======== SUPPLIED MATERIAL

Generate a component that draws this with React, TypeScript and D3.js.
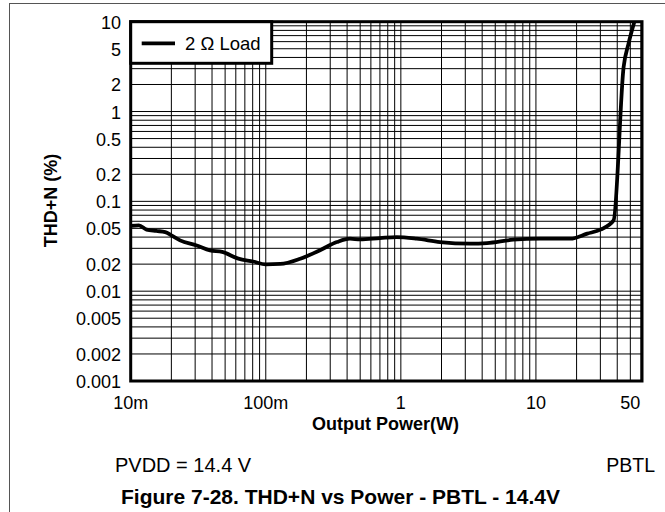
import React from "react";
import * as d3 from "d3";

const W = 665;
const H = 512;

// Data (2 Ω Load)
const powerW = [0.01, 0.0115, 0.0131, 0.0155, 0.018, 0.02, 0.0232, 0.0308, 0.0387, 0.0475, 0.0627, 0.0805, 0.1, 0.128, 0.18, 0.25, 0.336, 0.42, 0.5, 0.7, 0.93, 1.31, 1.95, 3.26, 4.34, 6.8, 10.8, 18, 24, 30, 37.6, 44.6, 48.5, 53.5];
const thdPct = [0.0533, 0.054, 0.0484, 0.0468, 0.0455, 0.0418, 0.0368, 0.0323, 0.0284, 0.0274, 0.023, 0.0214, 0.0199, 0.0201, 0.023, 0.0284, 0.0352, 0.0384, 0.0377, 0.039, 0.04, 0.0384, 0.0352, 0.0338, 0.0343, 0.0374, 0.0384, 0.0384, 0.0437, 0.0484, 0.0614, 3.14, 5.71, 9.9];

const xTickValues = [0.01, 0.1, 1, 10, 50];
const xTickLabels = ["10m", "100m", "1", "10", "50"];
const yTickValues = [10, 5, 2, 1, 0.5, 0.2, 0.1, 0.05, 0.02, 0.01, 0.005, 0.002, 0.001];
const yTickLabels = ["10", "5", "2", "1", "0.5", "0.2", "0.1", "0.05", "0.02", "0.01", "0.005", "0.002", "0.001"];

const seriesName = "2 Ω Load";
const xTitle = "Output Power(W)";
const yTitle = "THD+N (%)";
const noteLeft = "PVDD = 14.4 V";
const noteRight = "PBTL";
const caption = "Figure 7-28. THD+N vs Power - PBTL - 14.4V";

const FONT = "'Liberation Sans', Arial, Helvetica, sans-serif";

export default function App() {
  const x = d3.scaleLog().domain([0.01, 61]).range([130.7, 642]);
  const y = d3.scaleLog().domain([0.001, 10]).range([381, 21.7]);

  const [x0, x1] = x.range();
  const [y0, y1] = y.range();

  // minor grid values
  const xGrid: number[] = [];
  for (let dec = 0.01; dec <= 10; dec *= 10) {
    for (let k = 1; k <= 9; k++) {
      const v = +(dec * k).toPrecision(6);
      if (v > 0.01 && v < 61) xGrid.push(v);
    }
  }
  const yGrid: number[] = [];
  for (let dec = 0.001; dec <= 1; dec *= 10) {
    for (let k = 1; k <= 10; k++) {
      const v = +(dec * k).toPrecision(6);
      if (v > 0.001 && v < 10) yGrid.push(v);
    }
  }
  const yGridU = Array.from(new Set(yGrid));

  const data = powerW.map((p, i) => [p, thdPct[i]] as [number, number]);
  const line = d3
    .line<[number, number]>()
    .x((d) => x(d[0]))
    .y((d) => y(d[1]))
    .curve(d3.curveMonotoneX);

  return (
    <svg
      width={W}
      height={H}
      style={{ position: "absolute", left: 0, top: 0, background: "#fff" }}
      fontFamily={FONT}
    >
      <rect x={0} y={0} width={W} height={H} fill="#fff" />
      {/* outer frame */}
      <rect x={9.5} y={3.5} width={W + 20} height={H + 20} fill="none" stroke="#555" strokeWidth={1} />

      <defs>
        <clipPath id="plotClip">
          <rect x={x0} y={y1} width={x1 - x0} height={y0 - y1} />
        </clipPath>
      </defs>

      {/* grid */}
      <g stroke="#000" strokeWidth={1}>
        {xGrid.map((v) => (
          <line key={"xg" + v} x1={x(v)} x2={x(v)} y1={y1} y2={y0} />
        ))}
        {yGridU.map((v) => (
          <line key={"yg" + v} x1={x0} x2={x1} y1={y(v)} y2={y(v)} />
        ))}
      </g>

      {/* curve */}
      <path d={line(data) || ""} fill="none" stroke="#000" strokeWidth={3.8} strokeLinejoin="round" clipPath="url(#plotClip)" />

      {/* plot border */}
      <rect x={x0} y={y1} width={x1 - x0} height={y0 - y1} fill="none" stroke="#000" strokeWidth={3} />

      {/* legend */}
      <rect x={x0} y={y1} width={141} height={41.6} fill="#fff" stroke="#000" strokeWidth={3} />
      <line x1={141.7} x2={175} y1={43.3} y2={43.3} stroke="#000" strokeWidth={3.8} />
      <text x={185} y={50} fontSize={18.5} fill="#000">
        {seriesName}
      </text>

      {/* y tick labels */}
      {yTickValues.map((v, i) => (
        <text key={"yt" + i} x={121} y={y(v) + 7} fontSize={18} textAnchor="end" fill="#000">
          {yTickLabels[i]}
        </text>
      ))}
      {/* x tick labels */}
      {xTickValues.map((v, i) => (
        <text key={"xt" + i} x={x(v)} y={409} fontSize={18} textAnchor="middle" fill="#000">
          {xTickLabels[i]}
        </text>
      ))}

      {/* axis titles */}
      <text x={385.5} y={430} fontSize={18} fontWeight="bold" textAnchor="middle" fill="#000">
        {xTitle}
      </text>
      <text
        transform="translate(56.5,200.5) rotate(-90)"
        fontSize={18}
        fontWeight="bold"
        textAnchor="middle"
        fill="#000"
      >
        {yTitle}
      </text>

      {/* notes */}
      <text x={115} y={472} fontSize={20} fill="#000">
        {noteLeft}
      </text>
      <text x={655} y={472} fontSize={19.5} textAnchor="end" fill="#000">
        {noteRight}
      </text>
      <text x={340.5} y={504} fontSize={21} fontWeight="bold" textAnchor="middle" fill="#000">
        {caption}
      </text>
    </svg>
  );
}
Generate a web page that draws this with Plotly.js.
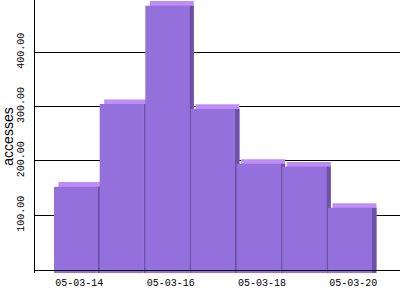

================

WHAT TO DO: The lines from the top of the data above through the one holding "const H = 512;" are to be repeated exactly, and only those, with no pictures.

RESPONSE BELOW:
Generate a component that draws this with React, TypeScript and D3.js.
import React from "react";
import * as d3 from "d3";

const W = 665;
const H = 512;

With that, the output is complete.